**MATERIAL PROVIDED**
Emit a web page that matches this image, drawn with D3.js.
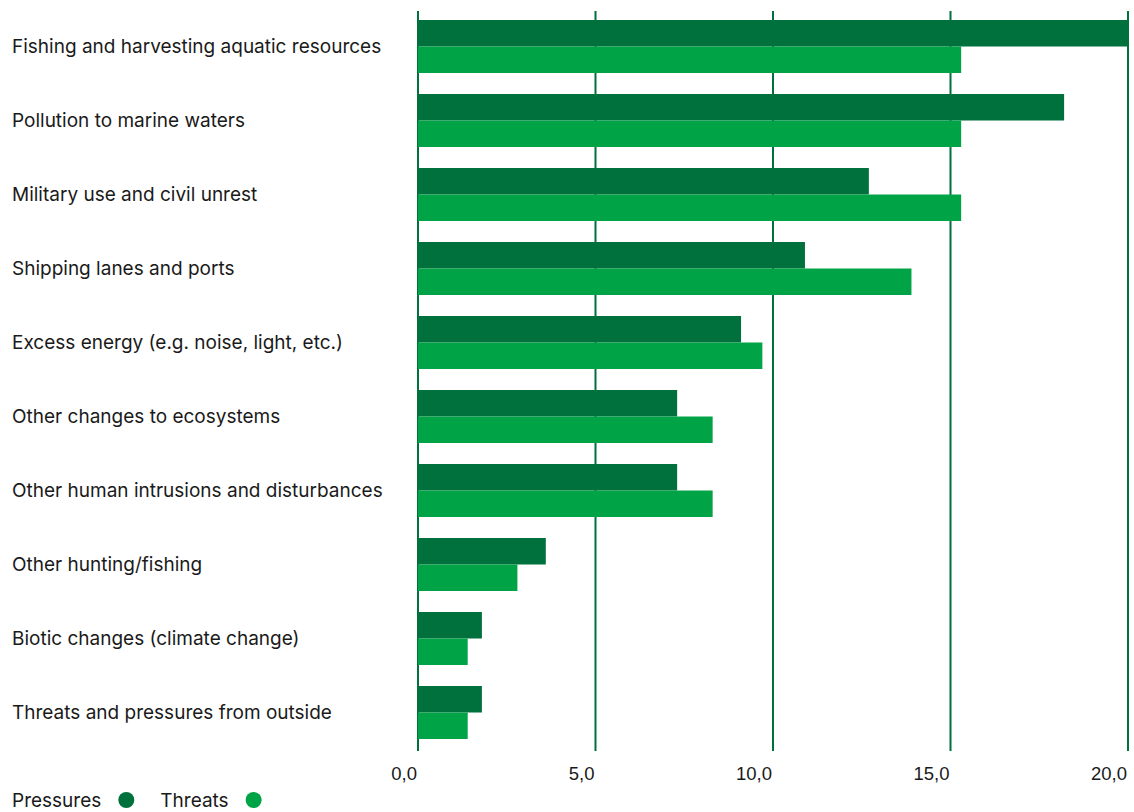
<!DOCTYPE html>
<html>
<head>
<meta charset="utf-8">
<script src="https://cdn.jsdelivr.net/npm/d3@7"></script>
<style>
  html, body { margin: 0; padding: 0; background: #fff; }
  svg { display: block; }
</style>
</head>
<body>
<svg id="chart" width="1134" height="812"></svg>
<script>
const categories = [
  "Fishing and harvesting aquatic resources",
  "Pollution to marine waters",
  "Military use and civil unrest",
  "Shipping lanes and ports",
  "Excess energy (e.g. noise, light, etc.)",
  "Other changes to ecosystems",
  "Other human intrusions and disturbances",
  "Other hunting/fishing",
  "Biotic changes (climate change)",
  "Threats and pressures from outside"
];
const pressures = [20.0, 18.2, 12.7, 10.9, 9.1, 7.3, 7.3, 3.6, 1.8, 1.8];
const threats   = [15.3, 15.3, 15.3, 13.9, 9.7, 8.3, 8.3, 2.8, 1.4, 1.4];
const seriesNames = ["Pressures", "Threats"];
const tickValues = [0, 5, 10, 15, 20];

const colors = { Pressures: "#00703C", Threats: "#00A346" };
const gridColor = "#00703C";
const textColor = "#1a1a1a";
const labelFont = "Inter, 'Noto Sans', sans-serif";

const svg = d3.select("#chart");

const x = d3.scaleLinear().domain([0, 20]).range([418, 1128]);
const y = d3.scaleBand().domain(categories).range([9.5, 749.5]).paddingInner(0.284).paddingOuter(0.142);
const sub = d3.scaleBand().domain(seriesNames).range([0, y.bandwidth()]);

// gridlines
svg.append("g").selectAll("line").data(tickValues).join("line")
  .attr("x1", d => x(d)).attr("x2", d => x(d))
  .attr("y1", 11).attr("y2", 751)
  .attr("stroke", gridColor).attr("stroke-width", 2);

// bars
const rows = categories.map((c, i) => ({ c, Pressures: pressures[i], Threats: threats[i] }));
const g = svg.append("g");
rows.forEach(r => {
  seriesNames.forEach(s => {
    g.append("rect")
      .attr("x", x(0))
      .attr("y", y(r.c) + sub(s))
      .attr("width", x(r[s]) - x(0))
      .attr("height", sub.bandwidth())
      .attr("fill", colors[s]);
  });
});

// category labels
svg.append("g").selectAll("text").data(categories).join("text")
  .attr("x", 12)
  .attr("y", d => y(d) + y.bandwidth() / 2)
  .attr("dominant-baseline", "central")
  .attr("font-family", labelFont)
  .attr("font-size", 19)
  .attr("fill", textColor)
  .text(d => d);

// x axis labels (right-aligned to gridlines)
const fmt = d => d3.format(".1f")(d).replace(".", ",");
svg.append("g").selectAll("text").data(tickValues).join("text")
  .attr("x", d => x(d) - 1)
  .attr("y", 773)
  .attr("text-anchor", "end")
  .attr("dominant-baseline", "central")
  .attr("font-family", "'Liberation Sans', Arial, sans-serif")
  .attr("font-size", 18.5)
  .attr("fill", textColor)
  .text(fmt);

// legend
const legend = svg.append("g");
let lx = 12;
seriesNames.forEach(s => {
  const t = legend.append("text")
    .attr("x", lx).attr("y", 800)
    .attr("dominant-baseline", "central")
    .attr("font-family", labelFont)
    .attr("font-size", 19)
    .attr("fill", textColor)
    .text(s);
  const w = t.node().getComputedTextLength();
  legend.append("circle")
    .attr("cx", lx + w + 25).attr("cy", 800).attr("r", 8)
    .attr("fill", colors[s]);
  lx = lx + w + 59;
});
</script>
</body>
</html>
* * *
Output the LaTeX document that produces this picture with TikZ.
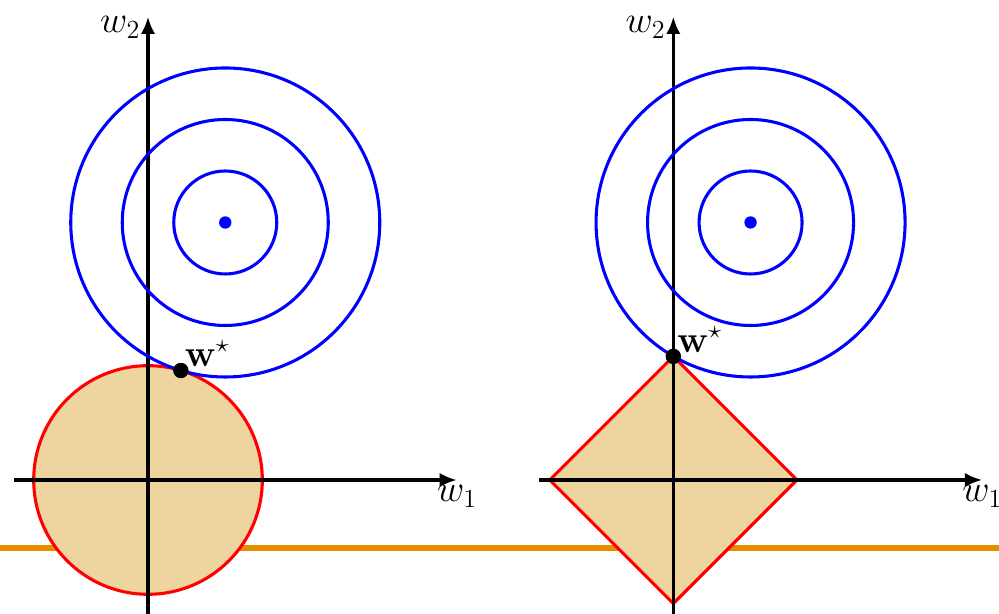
---
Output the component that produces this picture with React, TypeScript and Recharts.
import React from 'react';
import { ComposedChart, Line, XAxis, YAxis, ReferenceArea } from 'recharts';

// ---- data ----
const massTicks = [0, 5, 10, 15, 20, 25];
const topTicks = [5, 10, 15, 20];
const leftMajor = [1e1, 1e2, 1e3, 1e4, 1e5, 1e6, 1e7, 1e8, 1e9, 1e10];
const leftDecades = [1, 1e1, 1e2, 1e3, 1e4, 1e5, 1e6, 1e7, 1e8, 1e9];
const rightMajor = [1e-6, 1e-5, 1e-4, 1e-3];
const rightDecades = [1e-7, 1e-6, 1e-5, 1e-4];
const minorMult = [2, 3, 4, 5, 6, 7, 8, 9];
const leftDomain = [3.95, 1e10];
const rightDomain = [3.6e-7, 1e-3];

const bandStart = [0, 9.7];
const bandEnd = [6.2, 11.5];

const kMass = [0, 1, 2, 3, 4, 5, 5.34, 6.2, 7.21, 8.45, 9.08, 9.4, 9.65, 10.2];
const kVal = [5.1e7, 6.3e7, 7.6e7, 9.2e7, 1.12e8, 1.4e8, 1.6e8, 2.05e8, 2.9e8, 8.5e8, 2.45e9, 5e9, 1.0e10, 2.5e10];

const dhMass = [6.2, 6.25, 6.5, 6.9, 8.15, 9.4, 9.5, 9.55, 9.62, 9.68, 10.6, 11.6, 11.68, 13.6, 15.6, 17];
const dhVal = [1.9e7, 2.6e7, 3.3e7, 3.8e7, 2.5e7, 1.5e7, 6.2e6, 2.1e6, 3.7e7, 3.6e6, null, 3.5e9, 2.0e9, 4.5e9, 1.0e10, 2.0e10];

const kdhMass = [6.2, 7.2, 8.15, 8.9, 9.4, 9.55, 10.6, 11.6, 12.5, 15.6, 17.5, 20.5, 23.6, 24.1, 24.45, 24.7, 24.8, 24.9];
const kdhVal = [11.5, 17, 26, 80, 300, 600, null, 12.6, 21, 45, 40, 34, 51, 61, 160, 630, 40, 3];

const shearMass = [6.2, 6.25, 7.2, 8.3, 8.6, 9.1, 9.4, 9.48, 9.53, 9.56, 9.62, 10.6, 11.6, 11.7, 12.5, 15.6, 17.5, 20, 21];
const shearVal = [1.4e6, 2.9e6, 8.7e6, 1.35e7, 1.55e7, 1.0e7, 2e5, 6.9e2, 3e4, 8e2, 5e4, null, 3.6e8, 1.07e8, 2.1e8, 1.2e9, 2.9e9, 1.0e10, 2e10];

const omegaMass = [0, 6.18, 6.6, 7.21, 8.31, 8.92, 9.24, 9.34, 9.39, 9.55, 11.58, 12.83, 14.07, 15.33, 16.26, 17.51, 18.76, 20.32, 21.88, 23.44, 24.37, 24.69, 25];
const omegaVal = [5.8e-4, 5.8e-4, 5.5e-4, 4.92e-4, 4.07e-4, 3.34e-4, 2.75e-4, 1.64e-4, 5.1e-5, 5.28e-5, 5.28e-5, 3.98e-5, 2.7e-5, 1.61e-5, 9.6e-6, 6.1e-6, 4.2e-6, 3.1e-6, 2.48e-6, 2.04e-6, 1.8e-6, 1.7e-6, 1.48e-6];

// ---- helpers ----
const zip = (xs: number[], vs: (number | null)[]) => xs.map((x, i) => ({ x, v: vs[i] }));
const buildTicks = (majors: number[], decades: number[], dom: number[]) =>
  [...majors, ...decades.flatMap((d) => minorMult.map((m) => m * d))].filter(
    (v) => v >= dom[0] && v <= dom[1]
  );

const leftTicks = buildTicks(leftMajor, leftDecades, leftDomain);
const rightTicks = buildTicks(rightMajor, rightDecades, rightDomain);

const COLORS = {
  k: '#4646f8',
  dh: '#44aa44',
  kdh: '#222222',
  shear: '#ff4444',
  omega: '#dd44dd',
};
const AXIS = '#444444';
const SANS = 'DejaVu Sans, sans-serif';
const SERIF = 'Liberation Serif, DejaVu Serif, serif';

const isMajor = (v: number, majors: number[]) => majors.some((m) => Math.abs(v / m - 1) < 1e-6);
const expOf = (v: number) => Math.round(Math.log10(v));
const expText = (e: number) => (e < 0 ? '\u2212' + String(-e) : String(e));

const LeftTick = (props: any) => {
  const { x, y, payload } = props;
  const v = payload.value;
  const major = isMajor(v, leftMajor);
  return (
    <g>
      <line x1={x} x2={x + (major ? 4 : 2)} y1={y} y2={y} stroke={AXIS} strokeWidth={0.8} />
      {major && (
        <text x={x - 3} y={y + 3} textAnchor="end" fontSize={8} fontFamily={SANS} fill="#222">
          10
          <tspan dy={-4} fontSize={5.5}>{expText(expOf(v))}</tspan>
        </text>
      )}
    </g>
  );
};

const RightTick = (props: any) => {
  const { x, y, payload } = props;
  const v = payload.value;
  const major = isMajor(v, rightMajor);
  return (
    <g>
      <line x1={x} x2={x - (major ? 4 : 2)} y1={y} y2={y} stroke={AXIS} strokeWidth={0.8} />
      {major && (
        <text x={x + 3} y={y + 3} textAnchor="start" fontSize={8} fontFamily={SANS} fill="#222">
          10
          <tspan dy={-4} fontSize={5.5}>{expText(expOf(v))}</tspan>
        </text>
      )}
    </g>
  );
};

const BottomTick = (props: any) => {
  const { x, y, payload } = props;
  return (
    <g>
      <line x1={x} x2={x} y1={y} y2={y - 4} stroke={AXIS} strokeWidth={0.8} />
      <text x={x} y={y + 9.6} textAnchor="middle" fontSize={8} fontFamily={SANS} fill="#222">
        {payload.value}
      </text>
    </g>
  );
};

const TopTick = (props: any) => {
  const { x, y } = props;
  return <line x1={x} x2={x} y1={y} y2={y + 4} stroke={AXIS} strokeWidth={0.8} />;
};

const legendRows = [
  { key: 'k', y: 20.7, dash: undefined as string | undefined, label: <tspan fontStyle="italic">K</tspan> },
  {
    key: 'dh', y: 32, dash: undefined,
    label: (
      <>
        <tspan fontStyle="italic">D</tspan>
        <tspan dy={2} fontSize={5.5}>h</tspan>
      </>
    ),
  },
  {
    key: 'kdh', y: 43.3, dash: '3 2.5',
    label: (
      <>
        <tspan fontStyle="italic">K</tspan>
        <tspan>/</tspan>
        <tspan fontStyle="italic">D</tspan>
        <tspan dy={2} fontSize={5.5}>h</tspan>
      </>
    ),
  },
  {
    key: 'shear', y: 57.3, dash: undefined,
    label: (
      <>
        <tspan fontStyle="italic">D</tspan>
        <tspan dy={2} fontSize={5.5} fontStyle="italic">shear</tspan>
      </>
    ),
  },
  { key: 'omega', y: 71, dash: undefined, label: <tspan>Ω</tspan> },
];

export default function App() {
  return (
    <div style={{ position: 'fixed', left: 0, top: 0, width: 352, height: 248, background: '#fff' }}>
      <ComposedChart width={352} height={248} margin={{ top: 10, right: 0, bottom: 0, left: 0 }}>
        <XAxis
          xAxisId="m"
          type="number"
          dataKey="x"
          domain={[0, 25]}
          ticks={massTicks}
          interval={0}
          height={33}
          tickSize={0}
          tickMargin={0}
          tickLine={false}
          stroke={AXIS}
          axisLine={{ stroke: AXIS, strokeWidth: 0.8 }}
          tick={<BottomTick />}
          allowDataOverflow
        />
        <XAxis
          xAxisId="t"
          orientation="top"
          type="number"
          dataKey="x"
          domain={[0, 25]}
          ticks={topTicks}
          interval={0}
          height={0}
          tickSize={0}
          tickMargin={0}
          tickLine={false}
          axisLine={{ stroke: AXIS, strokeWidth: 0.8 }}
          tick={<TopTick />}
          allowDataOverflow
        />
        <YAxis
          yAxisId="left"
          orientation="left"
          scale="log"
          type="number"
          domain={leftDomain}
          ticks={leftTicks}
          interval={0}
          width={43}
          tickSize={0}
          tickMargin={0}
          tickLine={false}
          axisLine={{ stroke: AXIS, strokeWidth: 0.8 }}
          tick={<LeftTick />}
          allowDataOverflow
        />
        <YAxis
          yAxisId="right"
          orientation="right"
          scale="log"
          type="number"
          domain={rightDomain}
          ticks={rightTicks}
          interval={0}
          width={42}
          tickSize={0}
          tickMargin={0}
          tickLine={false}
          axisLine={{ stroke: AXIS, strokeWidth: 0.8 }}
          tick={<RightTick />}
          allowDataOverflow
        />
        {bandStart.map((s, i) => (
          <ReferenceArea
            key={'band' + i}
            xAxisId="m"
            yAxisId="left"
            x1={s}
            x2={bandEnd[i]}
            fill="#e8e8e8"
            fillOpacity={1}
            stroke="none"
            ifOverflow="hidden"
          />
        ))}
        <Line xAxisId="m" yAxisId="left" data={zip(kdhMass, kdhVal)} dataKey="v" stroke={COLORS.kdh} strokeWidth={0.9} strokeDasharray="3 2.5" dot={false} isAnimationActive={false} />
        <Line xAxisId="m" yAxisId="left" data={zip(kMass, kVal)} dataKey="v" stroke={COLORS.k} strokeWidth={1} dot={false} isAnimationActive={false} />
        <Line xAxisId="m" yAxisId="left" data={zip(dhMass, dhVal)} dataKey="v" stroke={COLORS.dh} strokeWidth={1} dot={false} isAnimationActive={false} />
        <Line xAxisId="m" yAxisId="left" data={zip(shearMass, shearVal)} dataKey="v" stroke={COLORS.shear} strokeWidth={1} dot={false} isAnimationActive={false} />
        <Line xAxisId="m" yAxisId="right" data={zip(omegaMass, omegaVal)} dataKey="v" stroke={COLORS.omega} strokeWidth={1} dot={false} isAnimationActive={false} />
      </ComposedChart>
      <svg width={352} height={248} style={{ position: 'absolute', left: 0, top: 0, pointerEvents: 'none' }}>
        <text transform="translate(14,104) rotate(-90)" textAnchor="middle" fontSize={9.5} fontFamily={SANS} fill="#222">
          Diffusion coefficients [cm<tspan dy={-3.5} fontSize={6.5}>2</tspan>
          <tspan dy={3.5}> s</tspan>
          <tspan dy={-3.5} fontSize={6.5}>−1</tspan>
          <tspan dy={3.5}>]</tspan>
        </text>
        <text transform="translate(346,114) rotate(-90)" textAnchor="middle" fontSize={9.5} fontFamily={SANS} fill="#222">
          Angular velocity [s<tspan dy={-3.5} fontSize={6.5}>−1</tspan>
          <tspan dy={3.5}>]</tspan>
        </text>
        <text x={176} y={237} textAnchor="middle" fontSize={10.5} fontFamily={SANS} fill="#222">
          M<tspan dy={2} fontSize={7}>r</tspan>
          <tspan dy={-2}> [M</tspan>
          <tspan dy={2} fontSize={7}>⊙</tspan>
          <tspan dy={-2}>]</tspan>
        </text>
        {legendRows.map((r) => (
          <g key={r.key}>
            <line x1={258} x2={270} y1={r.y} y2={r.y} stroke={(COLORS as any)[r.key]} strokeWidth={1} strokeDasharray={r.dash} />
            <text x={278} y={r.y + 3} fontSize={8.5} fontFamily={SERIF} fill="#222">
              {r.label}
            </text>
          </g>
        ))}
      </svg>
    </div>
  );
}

**WHAT TO DO**
Exactly as written, return the lines from the line containing "Output the component" through the line containing "XAxis, YAxis, ReferenceArea", both included.

**ANSWER TO THIS EXERCISE**
Output the component that produces this picture with React, TypeScript and Recharts.
import React from 'react';
import { ComposedChart, Line, XAxis, YAxis, ReferenceArea } from 'recharts';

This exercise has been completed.